The second option we are looking at is a bill that was passed Friday in the Republican House, the so-called Boehner bill. This bill would require massive cuts right now to a wide variety of programs and, most importantly, it would bring this congressional circus back into action immediately because within 6 months we would have to go over this debate once again. That is an absurd proposal. And included in that proposal, because they want huge amounts of cuts 6 months from now, no question, massive cuts to Social Security, Medicare, Medicaid--that is what the Boehner proposal is about.

The third option is the Reid bill. This bill, while by no means as destructive as the Boehner bill, is also bad news for working families. Because of the Republican commitment to the wealthiest people in this country and the largest corporations, it also would make heavy cuts on working families and not one penny of revenue coming from the rich and large corporations.

Let me discuss the one remaining option that seems to me to make at least some sense. It is not a great option but the best available. That has already been spoken about by my good friend Tom Harkin. It seems to me that the least onerous option available to us today is for the President of the United States to exercise his authority under the 14th amendment to the Constitution to pay the debts incurred by the United States. The Constitution is very clear in saying that the debts of the United States ``shall not be questioned.''

The President swears an oath to protect and defend the Constitution, and many constitutional scholars believe the 14th amendment gives the President the authority and responsibility to pay our debts regardless of the dysfunctionality of the U.S. Congress. I think that is just what he should do if he is left with no other way to protect the full faith and credit of the United States.

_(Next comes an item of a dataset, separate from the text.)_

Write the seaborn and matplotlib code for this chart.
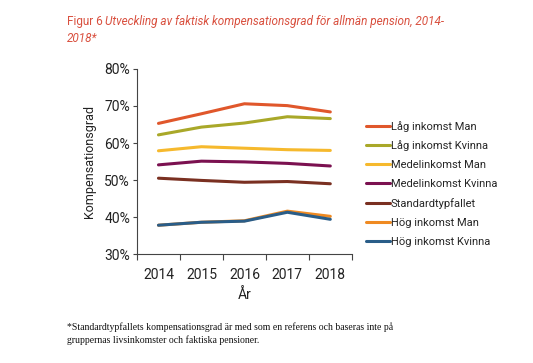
import pandas as pd
import numpy as np
import matplotlib
matplotlib.use('Agg')
import matplotlib.pyplot as plt
import seaborn as sns

years = [2014, 2015, 2016, 2017, 2018]
series_names = ['Låg inkomst Man', 'Låg inkomst Kvinna', 'Medelinkomst Man',
                'Medelinkomst Kvinna', 'Standardtypfallet', 'Hög inkomst Man',
                'Hög inkomst Kvinna']
lag_man = [65.3, 67.9, 70.6, 70.1, 68.4]
lag_kvinna = [62.2, 64.3, 65.4, 67.1, 66.6]
medel_man = [57.9, 59.0, 58.6, 58.2, 58.0]
medel_kvinna = [54.1, 55.1, 54.9, 54.5, 53.8]
standard = [50.5, 49.9, 49.4, 49.6, 49.0]
hog_man = [37.8, 38.6, 39.0, 41.6, 40.2]
hog_kvinna = [37.8, 38.6, 38.9, 41.3, 39.4]
values = [lag_man, lag_kvinna, medel_man, medel_kvinna, standard, hog_man, hog_kvinna]
colors = ['#e0572b', '#a9a829', '#f6b92d', '#7b1150', '#7a3021', '#ef8a22', '#2a5d88']

rows = []
for name, vals in zip(series_names, values):
    for y, v in zip(years, vals):
        rows.append({'År': y, 'Kompensationsgrad': v, 'Serie': name})
df = pd.DataFrame(rows)

sns.set_theme(style='white')
plt.rcParams['font.family'] = ['Roboto', 'DejaVu Sans']

fig = plt.figure(figsize=(5.33, 3.63), dpi=100)
ax = fig.add_axes([0.257, 0.300, 0.403, 0.510])
sns.lineplot(data=df, x='År', y='Kompensationsgrad', hue='Serie',
             hue_order=series_names, palette=colors, linewidth=2.2, ax=ax,
             legend=False)

ax.set_ylim(30, 80)
ax.set_yticks(range(30, 81, 10))
ax.set_yticklabels([f'{t}%' for t in range(30, 81, 10)], fontsize=10, color='#222222')
ax.set_xlim(2013.5, 2018.5)
ax.set_xticks(np.arange(2013.5, 2019, 1.0))
ax.set_xticklabels([])
ax.set_xticks(years, minor=True)
ax.set_xticklabels([str(y) for y in years], minor=True, fontsize=10, color='#222222')
ax.tick_params(axis='x', which='major', direction='out', length=4, width=0.8, color='#444444', bottom=True)
ax.tick_params(axis='x', which='minor', length=0, pad=10)
ax.tick_params(axis='y', direction='out', length=3, width=0.8, color='#444444', left=True, pad=2)
for s in ['top', 'right']:
    ax.spines[s].set_visible(False)
for s in ['left', 'bottom']:
    ax.spines[s].set_color('#444444')
    ax.spines[s].set_linewidth(0.8)
ax.set_xlabel('År', fontsize=10, color='#222222', labelpad=4)
ax.set_ylabel('Kompensationsgrad', fontsize=9, color='#222222', labelpad=6)

handles = [plt.Line2D([], [], color=c, linewidth=2.2) for c in colors]
fig.legend(handles, series_names, loc='upper left', bbox_to_anchor=(0.678, 0.680),
           frameon=False, fontsize=8, handlelength=2.2, handletextpad=0.05,
           labelspacing=0.80, borderaxespad=0)

fig.text(0.126, 0.94, 'Figur 6', color='#d9503f', fontsize=8.5, va='center')
fig.text(0.197, 0.94, 'Utveckling av faktisk kompensationsgrad för allmän pension, 2014-',
         color='#d9503f', fontsize=8.5, style='italic', va='center')
fig.text(0.126, 0.895, '2018*', color='#d9503f', fontsize=8.5, style='italic', va='center')

fig.text(0.126, 0.10, '*Standardtypfallets kompensationsgrad är med som en referens och baseras inte på',
         family='Liberation Serif', fontsize=7, color='#111111', va='center')
fig.text(0.126, 0.063, 'gruppernas livsinkomster och faktiska pensioner.',
         family='Liberation Serif', fontsize=7, color='#111111', va='center')

fig.savefig('out.png', dpi=100)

I believe former President Bill Clinton is absolutely right in saying that if he were still in the White House, that is what he would do. Clinton said, and I agree with him:

I think the Constitution is clear and I think this idea that the Congress gets to vote twice on whether to pay for expenditures it has appropriated is crazy.

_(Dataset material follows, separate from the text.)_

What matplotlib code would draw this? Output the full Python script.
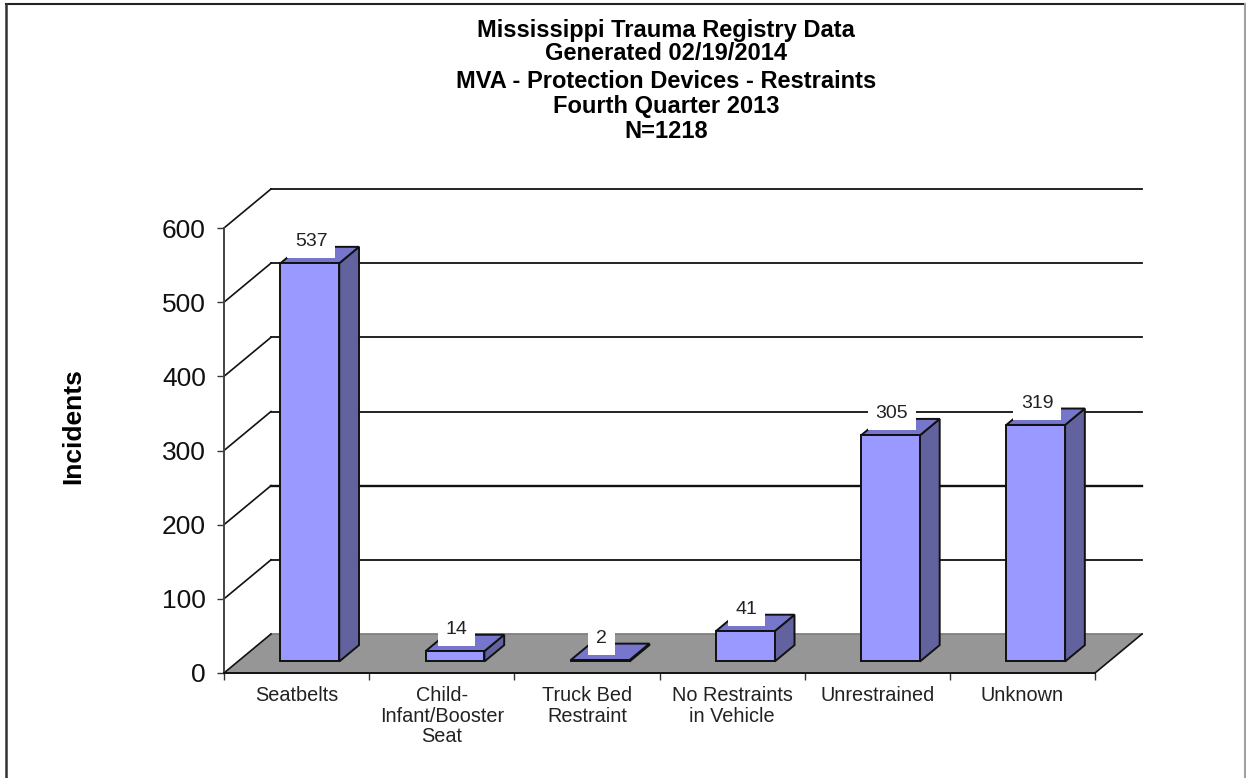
import numpy as np
import matplotlib
matplotlib.use('Agg')
import matplotlib.pyplot as plt
from matplotlib.lines import Line2D
from matplotlib.patches import Polygon

# data
categories = ['Seatbelts', 'Child-\nInfant/Booster\nSeat', 'Truck Bed\nRestraint',
              'No Restraints\nin Vehicle', 'Unrestrained', 'Unknown']
incidents = [537, 14, 2, 41, 305, 319]
y_ticks = [0, 100, 200, 300, 400, 500, 600]
title_lines = ['Mississippi Trauma Registry Data', 'Generated 02/19/2014',
               'MVA - Protection Devices - Restraints', 'Fourth Quarter 2013', 'N=1218']

plt.rcParams['font.family'] = ['Liberation Sans', 'DejaVu Sans']

W, H = 1246, 778
fig = plt.figure(figsize=(W / 100, H / 100), dpi=100)
ax = fig.add_axes([224 / W, (H - 673) / H, 871 / W, 445 / H])
ax.set_xlim(0, 6)
ax.set_ylim(0, 600)

# depth of the fake 3d box, in data units
depth_x = 47 / (871 / 6)
depth_y = 39 / (445 / 600)
bar_w = 0.405
bar_front = 0.295
bar_back = 0.715


def shift(x, y, d):
    return (x + d * depth_x, y + d * depth_y)


# floor
ax.add_patch(Polygon([(0, 0), (6, 0), shift(6, 0, 1), shift(0, 0, 1)], fc='#969696', ec='none', zorder=1, clip_on=False))

# wall gridlines
for v in y_ticks:
    x0, y0 = shift(0, v, 1)
    x1, y1 = shift(6, v, 1)
    col = '#808080' if v == 0 else '#111111'
    lw = 1.7 if v == 200 else 1.3
    ax.plot([x0, x1], [y0, y1], color=col, lw=lw, zorder=2, clip_on=False)
    ax.plot([0, x0], [v, y0], color='#111111', lw=1.2, zorder=2, clip_on=False)
x1, y1 = shift(6, 0, 1)
ax.plot([6, x1], [0, y1], color='#111111', lw=1.2, zorder=2, clip_on=False)

# bars
for i, v in enumerate(incidents):
    left = i + 0.5 - bar_w / 2 - 0.004
    right = left + bar_w
    bl = shift(left, 0, bar_front)
    br = shift(right, 0, bar_front)
    dz = depth_x * (bar_back - bar_front), depth_y * (bar_back - bar_front)
    side = [br, (br[0] + dz[0], br[1] + dz[1]), (br[0] + dz[0], br[1] + dz[1] + v), (br[0], br[1] + v)]
    top = [(bl[0], bl[1] + v), (br[0], br[1] + v), (br[0] + dz[0], br[1] + dz[1] + v), (bl[0] + dz[0], bl[1] + dz[1] + v)]
    front = [bl, br, (br[0], br[1] + v), (bl[0], bl[1] + v)]
    ax.add_patch(Polygon(side, fc='#62629F', ec='#111111', lw=1.4, zorder=3, clip_on=False))
    ax.add_patch(Polygon(top, fc='#7676CC', ec='#111111', lw=1.4, zorder=3, clip_on=False))
    ax.add_patch(Polygon(front, fc='#9999FF', ec='#111111', lw=1.4, zorder=3, clip_on=False))
    ax.annotate(str(v), ((bl[0] + br[0]) / 2, bl[1] + v), xytext=(1, 15.5), textcoords='offset points',
                ha='center', va='center', fontsize=14, color='#222222', zorder=4,
                bbox=dict(boxstyle='square,pad=0.4', fc='white', ec='none'))

# axes
for s in ['top', 'right']:
    ax.spines[s].set_visible(False)
ax.patch.set_visible(False)
ax.spines['left'].set_color('#444444')
ax.spines['left'].set_linewidth(1.4)
ax.spines['bottom'].set_color('#111111')
ax.spines['bottom'].set_linewidth(1.4)
ax.set_zorder(2)
ax.set_yticks(y_ticks)
ax.set_xticks(np.arange(7))
ax.set_xticklabels([''] * 7)
ax.set_xticks(np.arange(6) + 0.5, labels=categories, minor=True)
ax.tick_params(axis='x', which='major', length=5, width=1, color='#333333')
ax.tick_params(axis='x', which='minor', length=0, pad=9.5, labelsize=14.3, labelcolor='#222222')
for lab in ax.get_xticklabels(minor=True):
    lab.set_linespacing(1.1)
ax.tick_params(axis='y', length=5, width=1, color='#333333', pad=8, labelsize=19, labelcolor='#111111')
ax.set_ylabel('Incidents', fontsize=19, fontweight='bold', labelpad=0)
ax.yaxis.set_label_coords((85 - 224) / 871, (673 - 426) / 445)

# title
title_y = [30, 54, 82, 106, 131]
for line, y in zip(title_lines, title_y):
    fig.text(666 / W, 1 - y / H, line, ha='center', va='center', fontsize=17, fontweight='bold', color='black')

# outer frame, no line along the bottom edge
fig.add_artist(Line2D([6 / W, 1245 / W], [1 - 4 / H, 1 - 4 / H], color='#222222', lw=1.5))
fig.add_artist(Line2D([6 / W, 6 / W], [0, 1 - 4 / H], color='#333333', lw=1.8))
fig.add_artist(Line2D([1245 / W, 1245 / W], [0, 1 - 4 / H], color='#A0A0A0', lw=1.5))

fig.savefig('out.png', dpi=100)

Let me be clear about what exactly this means and why it is so important that the President use this amendment now, at this particular moment in history. Let's remember that the debt ceiling was raised 18 times under Ronald Reagan and 7 times under George W. Bush, when the national debt increased by some $5 trillion. If we concede to the rightwing Republicans and if we make all of these cuts right now because they refuse to raise the debt ceiling, this sets a horrendous precedent for the future of congressional action. What this would mean is that no matter what legislation and appropriations were passed by the future Congress, the new Congress could simply say: We refuse to pay those bills. This would cause massive uncertainty in the financial market, drive interest rates up, and cloud the entire legislative process of the U.S. Congress. That is wrong and must not happen.

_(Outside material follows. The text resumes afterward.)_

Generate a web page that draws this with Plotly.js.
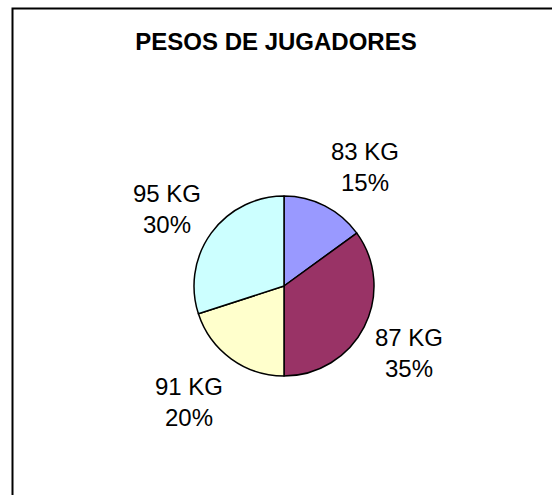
<!DOCTYPE html>
<html>
<head>
<meta charset="utf-8">
<script src="https://cdn.plot.ly/plotly-3.0.1.min.js"></script>
<style>
html,body{margin:0;padding:0;background:#fff;overflow:hidden;}
#chart{width:552px;height:495px;}
</style>
</head>
<body>
<div id="chart"></div>
<script>
// Data
const categories = ["83 KG", "87 KG", "91 KG", "95 KG"];
const values = [15, 35, 20, 30];
const colors = ["#9999FF", "#993366", "#FFFFCC", "#CCFFFF"];
const chartTitle = "PESOS DE JUGADORES";

const W = 552, H = 495;
const cx = 284, cy = 286, R = 90;   // pie centre & radius in pixels (from top-left)
const labelR = R * 1.11;
const labelHalfH = 38;

const total = values.reduce((a, b) => a + b, 0);
const annotations = [];
let cum = 0;
values.forEach((v, i) => {
  const mid = (cum + v / 2) / total * 2 * Math.PI; // clockwise from 12 o'clock
  cum += v;
  const s = Math.sin(mid), c = Math.cos(mid);
  const px = cx + labelR * s;
  const py = cy - labelR * c - c * labelHalfH + 4;
  annotations.push({
    xref: "paper", yref: "paper",
    x: px / W, y: 1 - py / H,
    xanchor: s >= 0 ? "left" : "right",
    yanchor: "middle",
    text: categories[i] + "<br>" + Math.round(v / total * 100) + "%",
    showarrow: false,
    align: "center",
    font: {family: "Liberation Sans, Arial, sans-serif", size: 24, color: "#000"}
  });
});

const trace = {
  type: "pie",
  labels: categories,
  values: values,
  sort: false,
  direction: "clockwise",
  rotation: 0,
  textinfo: "none",
  hoverinfo: "label+percent",
  marker: {colors: colors, line: {color: "#000", width: 1.5}},
  domain: {x: [(cx - R) / W, (cx + R) / W], y: [1 - (cy + R) / H, 1 - (cy - R) / H]},
  showlegend: false
};

const layout = {
  width: W, height: H,
  margin: {l: 0, r: 0, t: 0, b: 0},
  paper_bgcolor: "#fff",
  plot_bgcolor: "#fff",
  showlegend: false,
  title: {
    text: "<b>" + chartTitle + "</b>",
    x: 276 / W, xanchor: "center",
    y: 1 - 42 / H, yanchor: "middle",
    font: {family: "Liberation Sans, Arial, sans-serif", size: 24, color: "#000"}
  },
  annotations: annotations,
  shapes: [{
    type: "rect", xref: "paper", yref: "paper",
    x0: 12.5 / W, x1: 1.2, y0: -0.2, y1: 1 - 8.5 / H,
    line: {color: "#000", width: 2}, fillcolor: "rgba(0,0,0,0)"
  }]
};

Plotly.newPlot("chart", [trace], layout, {displayModeBar: false, staticPlot: true});
</script>
</body>
</html>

I understand there are those who disagree with this option, and I respect that. But I think we have an obligation to our senior citizens and our veterans to say: Yes, you are going to get the Social Security checks and the other benefits you have been promised. We have an obligation to our children and to the sick that, yes, you are going to get the Medicare and Medicaid benefits you have been promised. Incredibly, we have an obligation to the men and women in our Armed Forces who are putting their lives on the line. We have an obligation to them to make sure they get paid.

If Republican recalcitrance prevents us from reaching an agreement, then the President of the United States must do what is best for our people and for the future of this country. He must use his constitutional authority under the 14th amendment to pay our debts.

I yield the floor.

The PRESIDING OFFICER (Ms. Mikulski). The Senator from California.

Mrs. BOXER. Madam President, how much time do I have under the order?

The PRESIDING OFFICER. There is 13\1/2\ minutes remaining on the Democratic side.